### EXCERPTED RECORDS

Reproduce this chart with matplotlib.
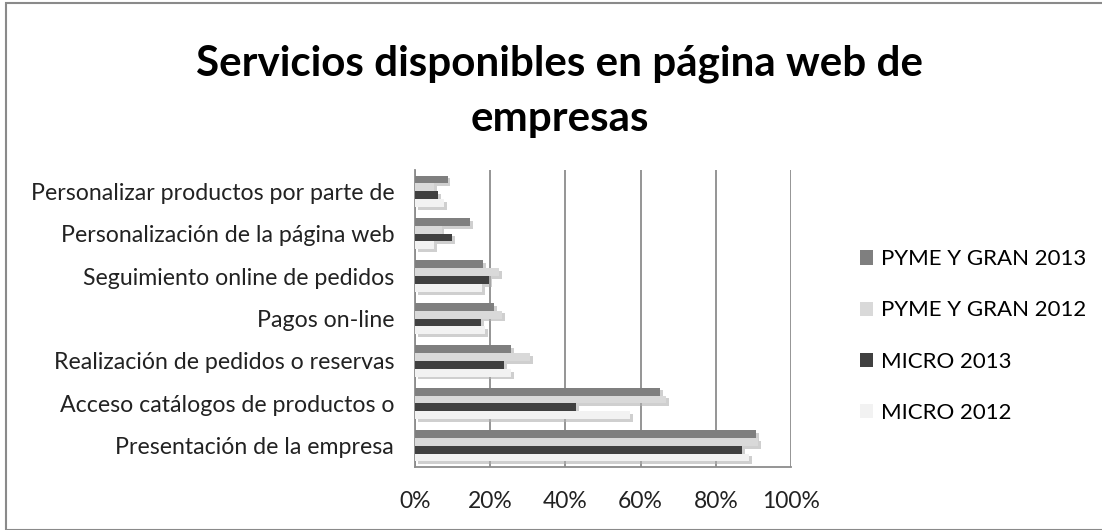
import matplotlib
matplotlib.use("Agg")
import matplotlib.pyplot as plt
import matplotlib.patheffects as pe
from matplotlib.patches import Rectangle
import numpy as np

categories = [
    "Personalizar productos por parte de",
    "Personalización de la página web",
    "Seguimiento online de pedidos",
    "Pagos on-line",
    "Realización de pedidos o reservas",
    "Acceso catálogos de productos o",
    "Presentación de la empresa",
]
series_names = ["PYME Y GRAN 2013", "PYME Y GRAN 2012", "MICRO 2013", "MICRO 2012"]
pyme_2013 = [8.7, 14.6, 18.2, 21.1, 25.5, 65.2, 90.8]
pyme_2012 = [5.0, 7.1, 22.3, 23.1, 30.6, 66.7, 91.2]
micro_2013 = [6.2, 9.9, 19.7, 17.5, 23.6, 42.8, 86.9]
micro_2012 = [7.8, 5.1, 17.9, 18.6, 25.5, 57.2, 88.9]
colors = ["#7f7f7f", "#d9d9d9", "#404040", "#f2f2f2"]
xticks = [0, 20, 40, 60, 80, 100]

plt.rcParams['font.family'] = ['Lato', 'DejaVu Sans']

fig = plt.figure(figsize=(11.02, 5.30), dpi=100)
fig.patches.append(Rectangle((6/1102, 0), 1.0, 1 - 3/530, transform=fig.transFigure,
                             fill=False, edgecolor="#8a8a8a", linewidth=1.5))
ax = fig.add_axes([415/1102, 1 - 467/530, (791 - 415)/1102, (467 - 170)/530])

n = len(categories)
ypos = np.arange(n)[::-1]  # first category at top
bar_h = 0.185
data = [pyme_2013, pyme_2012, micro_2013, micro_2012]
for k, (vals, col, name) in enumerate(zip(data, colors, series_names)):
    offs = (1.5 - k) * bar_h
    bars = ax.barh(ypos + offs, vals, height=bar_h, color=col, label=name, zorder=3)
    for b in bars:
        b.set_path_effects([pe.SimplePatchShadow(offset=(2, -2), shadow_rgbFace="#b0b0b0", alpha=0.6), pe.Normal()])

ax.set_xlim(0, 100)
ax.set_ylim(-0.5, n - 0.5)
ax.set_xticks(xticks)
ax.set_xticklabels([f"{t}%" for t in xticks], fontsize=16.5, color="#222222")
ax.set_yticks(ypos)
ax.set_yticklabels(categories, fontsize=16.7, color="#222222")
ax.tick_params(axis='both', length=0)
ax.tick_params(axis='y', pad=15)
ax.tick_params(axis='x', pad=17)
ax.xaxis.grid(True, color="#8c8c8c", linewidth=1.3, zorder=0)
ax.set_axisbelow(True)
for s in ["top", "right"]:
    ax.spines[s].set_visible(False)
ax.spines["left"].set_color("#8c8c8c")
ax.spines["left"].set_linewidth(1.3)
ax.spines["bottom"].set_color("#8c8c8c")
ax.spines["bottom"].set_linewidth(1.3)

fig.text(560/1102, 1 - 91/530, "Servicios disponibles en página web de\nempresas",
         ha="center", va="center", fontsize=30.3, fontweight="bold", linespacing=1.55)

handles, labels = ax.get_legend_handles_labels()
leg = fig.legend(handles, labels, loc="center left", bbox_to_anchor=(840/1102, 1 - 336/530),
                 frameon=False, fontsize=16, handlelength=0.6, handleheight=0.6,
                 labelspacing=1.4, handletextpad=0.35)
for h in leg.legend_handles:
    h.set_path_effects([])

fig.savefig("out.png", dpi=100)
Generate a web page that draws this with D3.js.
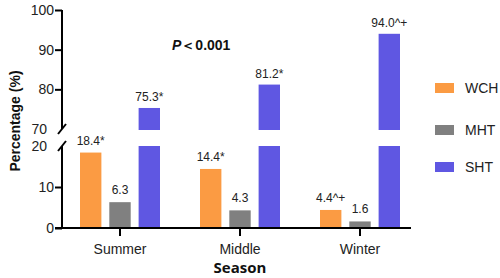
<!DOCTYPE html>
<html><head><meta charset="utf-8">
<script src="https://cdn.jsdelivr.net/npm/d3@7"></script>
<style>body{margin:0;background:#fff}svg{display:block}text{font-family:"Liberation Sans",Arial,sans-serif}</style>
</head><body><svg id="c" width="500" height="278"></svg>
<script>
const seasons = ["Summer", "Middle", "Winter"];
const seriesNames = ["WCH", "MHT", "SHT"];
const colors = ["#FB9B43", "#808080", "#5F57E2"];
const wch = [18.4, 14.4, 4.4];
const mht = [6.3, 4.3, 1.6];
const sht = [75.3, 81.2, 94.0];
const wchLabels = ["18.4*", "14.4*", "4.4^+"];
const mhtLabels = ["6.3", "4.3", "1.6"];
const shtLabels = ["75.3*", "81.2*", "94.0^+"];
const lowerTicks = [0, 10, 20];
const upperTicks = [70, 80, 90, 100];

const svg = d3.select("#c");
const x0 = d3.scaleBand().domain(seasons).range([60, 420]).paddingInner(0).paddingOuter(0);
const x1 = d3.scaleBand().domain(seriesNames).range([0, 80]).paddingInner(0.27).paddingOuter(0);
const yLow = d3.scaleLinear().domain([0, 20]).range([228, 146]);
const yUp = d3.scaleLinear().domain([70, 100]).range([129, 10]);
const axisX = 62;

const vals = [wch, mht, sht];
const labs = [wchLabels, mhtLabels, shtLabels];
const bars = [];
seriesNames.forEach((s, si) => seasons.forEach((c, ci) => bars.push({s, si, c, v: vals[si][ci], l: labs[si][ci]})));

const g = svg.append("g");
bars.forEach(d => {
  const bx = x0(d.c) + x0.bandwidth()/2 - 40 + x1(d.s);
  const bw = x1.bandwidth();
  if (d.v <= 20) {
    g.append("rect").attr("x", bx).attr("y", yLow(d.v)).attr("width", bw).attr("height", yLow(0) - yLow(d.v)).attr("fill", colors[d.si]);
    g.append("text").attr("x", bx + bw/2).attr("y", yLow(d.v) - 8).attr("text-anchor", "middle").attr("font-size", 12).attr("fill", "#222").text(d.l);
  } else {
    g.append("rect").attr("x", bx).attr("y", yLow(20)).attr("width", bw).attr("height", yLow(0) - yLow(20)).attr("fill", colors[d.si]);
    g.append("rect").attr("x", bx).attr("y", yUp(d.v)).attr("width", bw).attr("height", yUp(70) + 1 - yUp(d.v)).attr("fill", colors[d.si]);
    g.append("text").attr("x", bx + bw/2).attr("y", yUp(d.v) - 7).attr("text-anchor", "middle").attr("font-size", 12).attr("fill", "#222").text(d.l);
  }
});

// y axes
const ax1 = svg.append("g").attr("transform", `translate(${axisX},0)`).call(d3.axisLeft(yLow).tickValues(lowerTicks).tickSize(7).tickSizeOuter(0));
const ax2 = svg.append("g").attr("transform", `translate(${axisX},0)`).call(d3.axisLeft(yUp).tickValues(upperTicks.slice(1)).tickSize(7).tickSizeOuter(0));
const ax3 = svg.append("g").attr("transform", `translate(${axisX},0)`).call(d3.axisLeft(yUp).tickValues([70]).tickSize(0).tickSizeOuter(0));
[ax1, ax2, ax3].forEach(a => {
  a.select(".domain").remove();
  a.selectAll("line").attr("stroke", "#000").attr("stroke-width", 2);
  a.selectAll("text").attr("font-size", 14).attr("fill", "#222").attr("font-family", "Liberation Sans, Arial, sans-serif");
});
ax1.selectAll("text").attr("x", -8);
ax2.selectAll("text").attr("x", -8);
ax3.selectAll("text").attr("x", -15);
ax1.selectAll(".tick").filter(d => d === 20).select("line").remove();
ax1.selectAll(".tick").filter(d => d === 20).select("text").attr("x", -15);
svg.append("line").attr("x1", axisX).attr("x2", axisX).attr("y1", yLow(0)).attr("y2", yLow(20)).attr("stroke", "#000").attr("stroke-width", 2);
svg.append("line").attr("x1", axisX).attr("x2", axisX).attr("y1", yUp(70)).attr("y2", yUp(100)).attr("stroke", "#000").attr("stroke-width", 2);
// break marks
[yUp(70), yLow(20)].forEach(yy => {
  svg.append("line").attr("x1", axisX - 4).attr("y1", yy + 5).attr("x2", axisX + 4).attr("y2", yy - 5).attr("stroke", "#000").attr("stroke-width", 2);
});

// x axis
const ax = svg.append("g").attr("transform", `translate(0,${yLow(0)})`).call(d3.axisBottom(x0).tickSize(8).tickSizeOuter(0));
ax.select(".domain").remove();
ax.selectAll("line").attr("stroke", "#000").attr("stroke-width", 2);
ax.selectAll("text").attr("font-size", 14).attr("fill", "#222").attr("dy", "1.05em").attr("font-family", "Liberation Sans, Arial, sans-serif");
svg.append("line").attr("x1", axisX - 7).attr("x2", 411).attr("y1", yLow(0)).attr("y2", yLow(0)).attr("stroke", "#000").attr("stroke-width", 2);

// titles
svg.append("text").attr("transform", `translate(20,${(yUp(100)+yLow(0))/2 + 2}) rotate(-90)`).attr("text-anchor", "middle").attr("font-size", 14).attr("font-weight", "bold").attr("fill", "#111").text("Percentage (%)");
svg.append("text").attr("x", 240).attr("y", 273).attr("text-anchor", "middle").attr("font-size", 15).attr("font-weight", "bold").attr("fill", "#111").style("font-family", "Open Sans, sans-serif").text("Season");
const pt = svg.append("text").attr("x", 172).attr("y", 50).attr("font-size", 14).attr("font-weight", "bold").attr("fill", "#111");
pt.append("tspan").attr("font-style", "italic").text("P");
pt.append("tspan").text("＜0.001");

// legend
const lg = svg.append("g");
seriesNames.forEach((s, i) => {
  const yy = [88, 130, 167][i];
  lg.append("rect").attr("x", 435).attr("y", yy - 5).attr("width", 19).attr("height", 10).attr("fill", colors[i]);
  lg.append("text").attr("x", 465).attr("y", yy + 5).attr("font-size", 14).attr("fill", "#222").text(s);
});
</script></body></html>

######

Every line in the data that holds "with" should be copied out.

* _THE SOLUTION_:
Reproduce this chart with matplotlib.
Generate a web page that draws this with D3.js.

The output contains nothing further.